REQUIRED WORK
Quote every line as written. Omit pictures.

RECORDED DATA

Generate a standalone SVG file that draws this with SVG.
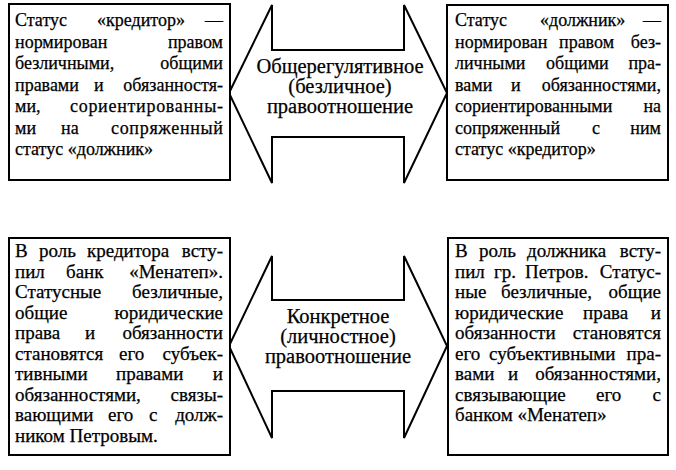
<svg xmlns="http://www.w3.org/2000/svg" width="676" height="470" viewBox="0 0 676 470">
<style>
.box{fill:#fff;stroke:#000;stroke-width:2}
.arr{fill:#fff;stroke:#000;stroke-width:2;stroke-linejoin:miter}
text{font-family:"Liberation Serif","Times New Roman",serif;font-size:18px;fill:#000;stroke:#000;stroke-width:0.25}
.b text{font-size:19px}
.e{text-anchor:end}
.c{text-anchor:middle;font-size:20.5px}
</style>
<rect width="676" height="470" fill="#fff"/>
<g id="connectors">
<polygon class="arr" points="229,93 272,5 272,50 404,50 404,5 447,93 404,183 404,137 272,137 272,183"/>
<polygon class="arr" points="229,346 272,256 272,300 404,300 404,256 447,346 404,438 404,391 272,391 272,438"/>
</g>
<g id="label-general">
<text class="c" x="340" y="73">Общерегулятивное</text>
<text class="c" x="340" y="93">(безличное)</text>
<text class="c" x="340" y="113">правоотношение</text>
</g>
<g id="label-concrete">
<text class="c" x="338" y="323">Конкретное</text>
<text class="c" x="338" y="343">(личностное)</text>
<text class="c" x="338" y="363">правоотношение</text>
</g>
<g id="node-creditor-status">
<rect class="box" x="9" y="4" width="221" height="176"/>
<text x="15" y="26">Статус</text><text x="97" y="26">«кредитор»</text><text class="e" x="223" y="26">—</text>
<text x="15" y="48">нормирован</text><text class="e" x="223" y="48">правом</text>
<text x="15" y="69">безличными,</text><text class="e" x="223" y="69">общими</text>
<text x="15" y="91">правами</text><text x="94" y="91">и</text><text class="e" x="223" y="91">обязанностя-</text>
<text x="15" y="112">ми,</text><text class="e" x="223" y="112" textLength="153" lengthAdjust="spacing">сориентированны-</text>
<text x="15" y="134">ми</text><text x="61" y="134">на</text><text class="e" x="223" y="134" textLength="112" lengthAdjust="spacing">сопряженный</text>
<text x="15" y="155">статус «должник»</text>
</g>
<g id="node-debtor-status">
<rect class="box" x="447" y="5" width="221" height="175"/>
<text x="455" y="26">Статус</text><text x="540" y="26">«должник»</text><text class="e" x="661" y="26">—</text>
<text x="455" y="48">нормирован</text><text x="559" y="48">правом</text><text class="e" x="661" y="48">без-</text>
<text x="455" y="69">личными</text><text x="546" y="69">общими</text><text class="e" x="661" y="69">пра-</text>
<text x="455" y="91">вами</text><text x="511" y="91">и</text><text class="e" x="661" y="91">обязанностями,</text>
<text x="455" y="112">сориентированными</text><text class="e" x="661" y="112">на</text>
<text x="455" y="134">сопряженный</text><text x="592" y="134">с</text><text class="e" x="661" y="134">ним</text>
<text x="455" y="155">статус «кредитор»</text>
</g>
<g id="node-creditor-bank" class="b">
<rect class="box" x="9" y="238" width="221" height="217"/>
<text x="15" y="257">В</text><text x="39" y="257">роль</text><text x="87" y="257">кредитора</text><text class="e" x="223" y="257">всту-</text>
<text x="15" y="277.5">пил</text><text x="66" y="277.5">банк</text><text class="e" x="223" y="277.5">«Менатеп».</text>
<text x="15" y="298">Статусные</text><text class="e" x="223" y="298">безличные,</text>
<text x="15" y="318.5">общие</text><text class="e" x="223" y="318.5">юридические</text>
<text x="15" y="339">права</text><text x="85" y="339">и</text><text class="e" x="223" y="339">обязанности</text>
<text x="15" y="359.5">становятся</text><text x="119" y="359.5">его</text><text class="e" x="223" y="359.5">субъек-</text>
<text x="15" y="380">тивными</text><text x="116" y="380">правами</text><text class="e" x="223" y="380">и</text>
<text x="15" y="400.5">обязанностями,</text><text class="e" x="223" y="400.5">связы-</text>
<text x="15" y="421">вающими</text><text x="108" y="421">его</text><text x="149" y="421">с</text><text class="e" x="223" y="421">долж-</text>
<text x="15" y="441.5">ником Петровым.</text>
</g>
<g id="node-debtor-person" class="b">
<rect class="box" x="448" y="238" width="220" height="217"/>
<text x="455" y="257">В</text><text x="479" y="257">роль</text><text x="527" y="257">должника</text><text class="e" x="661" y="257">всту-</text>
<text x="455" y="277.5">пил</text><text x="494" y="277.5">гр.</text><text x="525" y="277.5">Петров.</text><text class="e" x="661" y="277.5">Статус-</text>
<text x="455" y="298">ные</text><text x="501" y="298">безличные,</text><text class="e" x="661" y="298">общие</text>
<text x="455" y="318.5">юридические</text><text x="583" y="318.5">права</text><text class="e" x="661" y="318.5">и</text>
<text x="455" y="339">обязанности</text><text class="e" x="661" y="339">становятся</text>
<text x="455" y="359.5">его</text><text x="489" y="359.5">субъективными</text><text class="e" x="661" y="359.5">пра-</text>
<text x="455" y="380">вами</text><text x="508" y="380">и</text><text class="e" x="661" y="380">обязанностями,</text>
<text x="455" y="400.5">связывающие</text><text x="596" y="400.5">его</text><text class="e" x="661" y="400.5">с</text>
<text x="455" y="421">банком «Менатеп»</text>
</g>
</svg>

THE OUTPUT
Generate a standalone SVG file that draws this with SVG.
<svg xmlns="http://www.w3.org/2000/svg" width="676" height="470" viewBox="0 0 676 470">
<style>
.box{fill:#fff;stroke:#000;stroke-width:2}
.arr{fill:#fff;stroke:#000;stroke-width:2;stroke-linejoin:miter}
text{font-family:"Liberation Serif","Times New Roman",serif;font-size:18px;fill:#000;stroke:#000;stroke-width:0.25}
.b text{font-size:19px}
.e{text-anchor:end}
.c{text-anchor:middle;font-size:20.5px}
</style>
<rect width="676" height="470" fill="#fff"/>
<g id="connectors">
<polygon class="arr" points="229,93 272,5 272,50 404,50 404,5 447,93 404,183 404,137 272,137 272,183"/>
<polygon class="arr" points="229,346 272,256 272,300 404,300 404,256 447,346 404,438 404,391 272,391 272,438"/>
</g>
<g id="label-general">
<text class="c" x="340" y="73">Общерегулятивное</text>
<text class="c" x="340" y="93">(безличное)</text>
<text class="c" x="340" y="113">правоотношение</text>
</g>
<g id="label-concrete">
<text class="c" x="338" y="323">Конкретное</text>
<text class="c" x="338" y="343">(личностное)</text>
<text class="c" x="338" y="363">правоотношение</text>
</g>
<g id="node-creditor-status">
<rect class="box" x="9" y="4" width="221" height="176"/>
<text x="15" y="26">Статус</text><text x="97" y="26">«кредитор»</text><text class="e" x="223" y="26">—</text>
<text x="15" y="48">нормирован</text><text class="e" x="223" y="48">правом</text>
<text x="15" y="69">безличными,</text><text class="e" x="223" y="69">общими</text>
<text x="15" y="91">правами</text><text x="94" y="91">и</text><text class="e" x="223" y="91">обязанностя-</text>
<text x="15" y="112">ми,</text><text class="e" x="223" y="112" textLength="153" lengthAdjust="spacing">сориентированны-</text>
<text x="15" y="134">ми</text><text x="61" y="134">на</text><text class="e" x="223" y="134" textLength="112" lengthAdjust="spacing">сопряженный</text>
<text x="15" y="155">статус «должник»</text>
</g>
<g id="node-debtor-status">
<rect class="box" x="447" y="5" width="221" height="175"/>
<text x="455" y="26">Статус</text><text x="540" y="26">«должник»</text><text class="e" x="661" y="26">—</text>
<text x="455" y="48">нормирован</text><text x="559" y="48">правом</text><text class="e" x="661" y="48">без-</text>
<text x="455" y="69">личными</text><text x="546" y="69">общими</text><text class="e" x="661" y="69">пра-</text>
<text x="455" y="91">вами</text><text x="511" y="91">и</text><text class="e" x="661" y="91">обязанностями,</text>
<text x="455" y="112">сориентированными</text><text class="e" x="661" y="112">на</text>
<text x="455" y="134">сопряженный</text><text x="592" y="134">с</text><text class="e" x="661" y="134">ним</text>
<text x="455" y="155">статус «кредитор»</text>
</g>
<g id="node-creditor-bank" class="b">
<rect class="box" x="9" y="238" width="221" height="217"/>
<text x="15" y="257">В</text><text x="39" y="257">роль</text><text x="87" y="257">кредитора</text><text class="e" x="223" y="257">всту-</text>
<text x="15" y="277.5">пил</text><text x="66" y="277.5">банк</text><text class="e" x="223" y="277.5">«Менатеп».</text>
<text x="15" y="298">Статусные</text><text class="e" x="223" y="298">безличные,</text>
<text x="15" y="318.5">общие</text><text class="e" x="223" y="318.5">юридические</text>
<text x="15" y="339">права</text><text x="85" y="339">и</text><text class="e" x="223" y="339">обязанности</text>
<text x="15" y="359.5">становятся</text><text x="119" y="359.5">его</text><text class="e" x="223" y="359.5">субъек-</text>
<text x="15" y="380">тивными</text><text x="116" y="380">правами</text><text class="e" x="223" y="380">и</text>
<text x="15" y="400.5">обязанностями,</text><text class="e" x="223" y="400.5">связы-</text>
<text x="15" y="421">вающими</text><text x="108" y="421">его</text><text x="149" y="421">с</text><text class="e" x="223" y="421">долж-</text>
<text x="15" y="441.5">ником Петровым.</text>
</g>
<g id="node-debtor-person" class="b">
<rect class="box" x="448" y="238" width="220" height="217"/>
<text x="455" y="257">В</text><text x="479" y="257">роль</text><text x="527" y="257">должника</text><text class="e" x="661" y="257">всту-</text>
<text x="455" y="277.5">пил</text><text x="494" y="277.5">гр.</text><text x="525" y="277.5">Петров.</text><text class="e" x="661" y="277.5">Статус-</text>
<text x="455" y="298">ные</text><text x="501" y="298">безличные,</text><text class="e" x="661" y="298">общие</text>
<text x="455" y="318.5">юридические</text><text x="583" y="318.5">права</text><text class="e" x="661" y="318.5">и</text>
<text x="455" y="339">обязанности</text><text class="e" x="661" y="339">становятся</text>
<text x="455" y="359.5">его</text><text x="489" y="359.5">субъективными</text><text class="e" x="661" y="359.5">пра-</text>
<text x="455" y="380">вами</text><text x="508" y="380">и</text><text class="e" x="661" y="380">обязанностями,</text>
<text x="455" y="400.5">связывающие</text><text x="596" y="400.5">его</text><text class="e" x="661" y="400.5">с</text>
<text x="455" y="421">банком «Менатеп»</text>
</g>
</svg>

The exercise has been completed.